A tecnologia tem (mesmo) um papel fundamental
Num mundo cada vez mais digital, é urgente repensar o papel da tecnologia na proteção dos menores. As plataformas online devem implementar mecanismos mais robustos de deteção e prevenção de abusos, como:
- Sistemas inteligentes de monitorização de mensagens e partilhas;
- Alertas automáticos para comportamentos suspeitos;
- Moderação de conteúdos com apoio de inteligência artificial;
- Ferramentas de denúncia simples e eficazes para menores e cuidadores.
Ao mesmo tempo, é necessário garantir que estas soluções respeitam os direitos fundamentais dos utilizadores, incluindo a privacidade e a proteção de dados.

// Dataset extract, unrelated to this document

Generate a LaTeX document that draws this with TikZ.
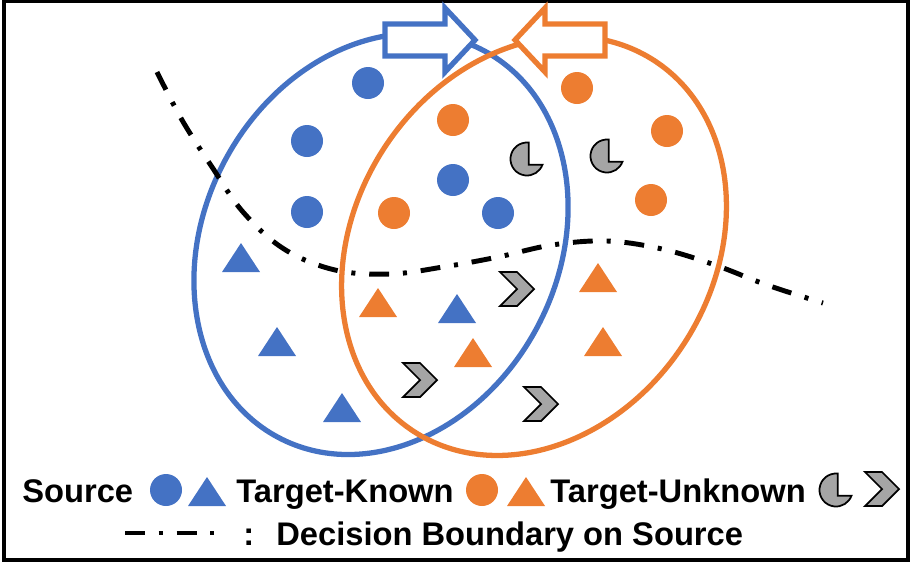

E a educação? Também é uma ferramenta tecnológica
A par das medidas tecnológicas, a sensibilização desempenha um papel crucial. É fundamental introduzir programas de literacia digital e educação sexual desde o ensino básico, capacitando crianças, jovens, pais e educadores a identificar comportamentos abusivos e a agir atempadamente.
A educação digital não deve ser apenas uma competência técnica, mas também uma ferramenta ética e preventiva. Saber como navegar em segurança, reconhecer manipulações emocionais e proteger a identidade online são hoje competências tão importantes como saber ler ou escrever.
O papel da comunidade tecnológica e das empresas digitais
Para os profissionais da área da tecnologia e inovação, esta realidade impõe uma responsabilidade ética e prática. É preciso incorporar a segurança infantil nas fases de planeamento, design e desenvolvimento de produtos digitais. O conceito de privacy-by-design deve ser acompanhado por uma lógica de safety-by-design.
Empresas tecnológicas, plataformas sociais e startups têm a oportunidade – e o dever – de liderar pelo exemplo, investindo em soluções de proteção infantil, colaborando com entidades judiciais e educativas, e assumindo uma postura proativa na luta contra o abuso online.
O que está por fazer?
Apesar dos avanços em alguns países, a verdade é que estamos longe de um cenário seguro para crianças e adolescentes no mundo digital. Eis algumas prioridades para os próximos anos:
- Legislação robusta e adaptada ao contexto digital;
- Plataformas responsáveis com mecanismos de segurança automatizados e transparentes;
- Colaboração entre governos, indústria tecnológica e organizações de proteção de menores;
- Educação digital acessível e contínua para jovens e famílias;
- Respostas judiciais rápidas e humanizadas às vítimas.
A violência sexual online contra menores é um problema crescente e urgente, que exige resposta firme por parte de todos os intervenientes no ecossistema digital. Em Espanha, a gravidade da situação é um sinal de alarme que deve ecoar além-fronteiras.
Proteger os mais jovens passa por inovar com responsabilidade, educar com visão e legislar com firmeza. O futuro digital precisa de ser seguro para todos – especialmente para quem mais confia nele.